--- BEGIN EXERCISE MATERIALS ---

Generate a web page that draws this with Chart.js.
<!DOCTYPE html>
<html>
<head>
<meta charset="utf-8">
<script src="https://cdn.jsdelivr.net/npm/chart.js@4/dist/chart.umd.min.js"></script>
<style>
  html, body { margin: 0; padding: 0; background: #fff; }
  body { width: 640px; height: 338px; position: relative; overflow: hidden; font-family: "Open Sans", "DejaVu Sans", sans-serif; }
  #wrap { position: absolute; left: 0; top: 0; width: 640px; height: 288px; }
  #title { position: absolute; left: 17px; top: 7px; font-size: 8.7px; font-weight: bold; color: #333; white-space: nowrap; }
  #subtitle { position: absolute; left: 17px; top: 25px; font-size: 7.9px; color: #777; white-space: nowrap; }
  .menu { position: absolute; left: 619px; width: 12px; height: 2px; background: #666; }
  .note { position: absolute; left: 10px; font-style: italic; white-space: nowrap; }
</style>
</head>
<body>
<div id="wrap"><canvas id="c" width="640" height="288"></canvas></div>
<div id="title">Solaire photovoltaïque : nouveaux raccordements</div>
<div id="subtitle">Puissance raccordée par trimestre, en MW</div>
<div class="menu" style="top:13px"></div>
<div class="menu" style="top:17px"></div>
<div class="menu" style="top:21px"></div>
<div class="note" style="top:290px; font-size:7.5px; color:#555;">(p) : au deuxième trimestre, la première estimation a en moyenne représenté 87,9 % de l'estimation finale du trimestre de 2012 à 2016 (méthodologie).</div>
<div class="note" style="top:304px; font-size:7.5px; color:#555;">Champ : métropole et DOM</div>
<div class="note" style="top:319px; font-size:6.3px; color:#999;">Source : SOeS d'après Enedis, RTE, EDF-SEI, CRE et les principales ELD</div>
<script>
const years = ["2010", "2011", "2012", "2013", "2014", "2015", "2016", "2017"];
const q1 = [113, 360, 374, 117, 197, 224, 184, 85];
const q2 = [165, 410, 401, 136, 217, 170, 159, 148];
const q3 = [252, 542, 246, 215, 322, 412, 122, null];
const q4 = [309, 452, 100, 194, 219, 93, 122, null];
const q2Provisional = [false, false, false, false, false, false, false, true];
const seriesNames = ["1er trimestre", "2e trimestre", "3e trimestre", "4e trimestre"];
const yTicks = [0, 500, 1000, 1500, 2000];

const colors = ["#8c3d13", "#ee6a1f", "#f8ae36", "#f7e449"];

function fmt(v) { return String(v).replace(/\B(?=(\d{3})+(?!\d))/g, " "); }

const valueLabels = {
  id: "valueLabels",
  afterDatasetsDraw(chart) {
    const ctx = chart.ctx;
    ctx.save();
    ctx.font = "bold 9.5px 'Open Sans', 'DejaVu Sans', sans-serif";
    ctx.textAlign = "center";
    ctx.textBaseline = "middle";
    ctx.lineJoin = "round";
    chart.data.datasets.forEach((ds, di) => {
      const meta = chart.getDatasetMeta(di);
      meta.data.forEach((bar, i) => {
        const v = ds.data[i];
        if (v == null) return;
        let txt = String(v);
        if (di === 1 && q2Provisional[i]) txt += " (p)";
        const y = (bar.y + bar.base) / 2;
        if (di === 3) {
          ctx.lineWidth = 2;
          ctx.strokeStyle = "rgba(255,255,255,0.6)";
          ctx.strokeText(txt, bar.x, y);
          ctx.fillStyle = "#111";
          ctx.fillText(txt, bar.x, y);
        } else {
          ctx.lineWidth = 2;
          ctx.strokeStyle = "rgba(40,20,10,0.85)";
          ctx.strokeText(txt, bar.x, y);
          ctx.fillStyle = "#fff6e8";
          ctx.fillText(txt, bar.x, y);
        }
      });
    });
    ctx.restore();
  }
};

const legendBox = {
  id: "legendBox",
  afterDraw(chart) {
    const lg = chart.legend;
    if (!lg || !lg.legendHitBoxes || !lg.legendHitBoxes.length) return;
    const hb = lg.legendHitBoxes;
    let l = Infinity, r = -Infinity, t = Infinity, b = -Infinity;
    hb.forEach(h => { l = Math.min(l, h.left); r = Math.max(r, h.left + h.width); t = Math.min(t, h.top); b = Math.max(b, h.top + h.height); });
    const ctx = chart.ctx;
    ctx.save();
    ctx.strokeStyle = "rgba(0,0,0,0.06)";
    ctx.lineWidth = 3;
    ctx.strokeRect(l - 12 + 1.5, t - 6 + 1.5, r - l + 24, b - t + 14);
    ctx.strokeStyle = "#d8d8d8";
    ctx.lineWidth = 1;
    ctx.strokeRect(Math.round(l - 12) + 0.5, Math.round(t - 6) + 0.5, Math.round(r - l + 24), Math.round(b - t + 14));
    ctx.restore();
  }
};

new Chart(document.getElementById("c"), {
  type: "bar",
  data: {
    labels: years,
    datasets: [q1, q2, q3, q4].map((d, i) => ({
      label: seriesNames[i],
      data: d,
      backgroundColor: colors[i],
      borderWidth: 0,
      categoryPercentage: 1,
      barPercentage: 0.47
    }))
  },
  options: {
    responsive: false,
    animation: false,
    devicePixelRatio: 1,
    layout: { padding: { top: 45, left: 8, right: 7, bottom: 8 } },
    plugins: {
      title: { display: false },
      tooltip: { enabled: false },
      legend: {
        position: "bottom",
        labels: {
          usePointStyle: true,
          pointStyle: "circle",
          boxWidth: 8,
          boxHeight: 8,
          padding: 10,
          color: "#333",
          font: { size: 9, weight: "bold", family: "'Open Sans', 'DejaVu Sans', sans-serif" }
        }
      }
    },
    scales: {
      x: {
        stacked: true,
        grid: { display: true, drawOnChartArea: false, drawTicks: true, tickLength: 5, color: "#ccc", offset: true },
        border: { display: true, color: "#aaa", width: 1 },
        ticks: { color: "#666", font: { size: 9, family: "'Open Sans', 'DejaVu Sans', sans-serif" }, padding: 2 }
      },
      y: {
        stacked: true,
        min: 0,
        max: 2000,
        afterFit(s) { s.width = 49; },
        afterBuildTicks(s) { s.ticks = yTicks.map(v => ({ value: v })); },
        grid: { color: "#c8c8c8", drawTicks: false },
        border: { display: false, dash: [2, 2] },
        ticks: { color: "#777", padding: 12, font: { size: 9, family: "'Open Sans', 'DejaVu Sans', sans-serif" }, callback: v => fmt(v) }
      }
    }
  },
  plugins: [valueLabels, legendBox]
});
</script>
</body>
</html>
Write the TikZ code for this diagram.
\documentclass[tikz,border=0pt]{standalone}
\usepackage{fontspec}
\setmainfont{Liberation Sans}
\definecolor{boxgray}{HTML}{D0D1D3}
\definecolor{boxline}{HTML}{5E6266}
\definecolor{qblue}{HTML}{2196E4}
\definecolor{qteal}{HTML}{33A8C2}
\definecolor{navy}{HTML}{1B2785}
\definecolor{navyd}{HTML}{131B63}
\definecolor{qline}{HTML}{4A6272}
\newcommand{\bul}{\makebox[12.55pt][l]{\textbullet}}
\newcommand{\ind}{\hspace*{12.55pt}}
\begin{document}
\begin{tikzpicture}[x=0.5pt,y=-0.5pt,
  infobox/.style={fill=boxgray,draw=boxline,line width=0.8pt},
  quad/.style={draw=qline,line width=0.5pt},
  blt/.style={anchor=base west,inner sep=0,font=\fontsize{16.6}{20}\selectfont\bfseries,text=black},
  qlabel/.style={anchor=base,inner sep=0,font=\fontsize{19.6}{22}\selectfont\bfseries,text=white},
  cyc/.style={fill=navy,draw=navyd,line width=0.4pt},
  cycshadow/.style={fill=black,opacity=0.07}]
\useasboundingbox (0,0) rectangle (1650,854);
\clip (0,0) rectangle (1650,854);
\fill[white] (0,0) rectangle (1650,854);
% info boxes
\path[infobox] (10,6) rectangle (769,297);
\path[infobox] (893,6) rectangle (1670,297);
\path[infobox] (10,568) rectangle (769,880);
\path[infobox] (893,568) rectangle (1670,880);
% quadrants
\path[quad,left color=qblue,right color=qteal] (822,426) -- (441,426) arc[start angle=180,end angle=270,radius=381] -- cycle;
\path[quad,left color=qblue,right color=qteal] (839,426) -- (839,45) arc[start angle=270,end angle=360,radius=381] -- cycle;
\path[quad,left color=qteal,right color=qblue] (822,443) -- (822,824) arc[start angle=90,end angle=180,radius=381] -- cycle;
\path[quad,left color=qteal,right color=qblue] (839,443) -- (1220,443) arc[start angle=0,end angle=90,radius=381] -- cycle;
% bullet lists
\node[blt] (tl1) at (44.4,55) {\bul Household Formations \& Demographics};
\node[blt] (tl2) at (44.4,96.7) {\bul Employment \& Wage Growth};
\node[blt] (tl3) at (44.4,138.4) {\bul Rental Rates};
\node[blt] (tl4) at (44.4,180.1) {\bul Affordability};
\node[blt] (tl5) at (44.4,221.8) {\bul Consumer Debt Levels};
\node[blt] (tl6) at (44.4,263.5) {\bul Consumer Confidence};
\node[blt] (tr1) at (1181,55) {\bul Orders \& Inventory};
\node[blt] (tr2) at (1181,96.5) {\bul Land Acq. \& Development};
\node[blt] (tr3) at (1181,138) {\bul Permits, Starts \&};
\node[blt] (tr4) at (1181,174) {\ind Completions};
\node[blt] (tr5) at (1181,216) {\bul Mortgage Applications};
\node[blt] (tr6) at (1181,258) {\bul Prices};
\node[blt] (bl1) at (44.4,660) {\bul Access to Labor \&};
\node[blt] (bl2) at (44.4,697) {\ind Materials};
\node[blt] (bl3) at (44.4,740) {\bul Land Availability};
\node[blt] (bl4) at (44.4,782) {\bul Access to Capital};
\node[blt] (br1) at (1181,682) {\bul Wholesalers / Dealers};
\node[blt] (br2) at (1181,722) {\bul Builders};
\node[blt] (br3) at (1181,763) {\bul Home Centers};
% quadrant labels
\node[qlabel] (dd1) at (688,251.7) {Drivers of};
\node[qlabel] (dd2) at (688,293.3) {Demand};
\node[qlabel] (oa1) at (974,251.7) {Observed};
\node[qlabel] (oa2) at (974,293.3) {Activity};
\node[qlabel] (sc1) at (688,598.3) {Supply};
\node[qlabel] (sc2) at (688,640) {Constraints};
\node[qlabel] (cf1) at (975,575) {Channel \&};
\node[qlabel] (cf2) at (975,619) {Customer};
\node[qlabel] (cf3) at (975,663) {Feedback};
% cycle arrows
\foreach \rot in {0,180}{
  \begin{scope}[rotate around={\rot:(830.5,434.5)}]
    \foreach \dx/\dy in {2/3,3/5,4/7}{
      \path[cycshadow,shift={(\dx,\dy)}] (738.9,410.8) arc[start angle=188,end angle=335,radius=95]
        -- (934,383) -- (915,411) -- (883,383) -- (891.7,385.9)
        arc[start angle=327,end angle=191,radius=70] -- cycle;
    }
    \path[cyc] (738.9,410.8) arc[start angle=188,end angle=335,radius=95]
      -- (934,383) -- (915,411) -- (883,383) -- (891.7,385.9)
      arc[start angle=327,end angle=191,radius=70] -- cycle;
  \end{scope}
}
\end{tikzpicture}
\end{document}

--- END EXERCISE MATERIALS ---

*REQUIRED TASK*. Pull out each line of the listing that holds the string "this".

*TASK ANSWER*.
Generate a web page that draws this with Chart.js.
Write the TikZ code for this diagram.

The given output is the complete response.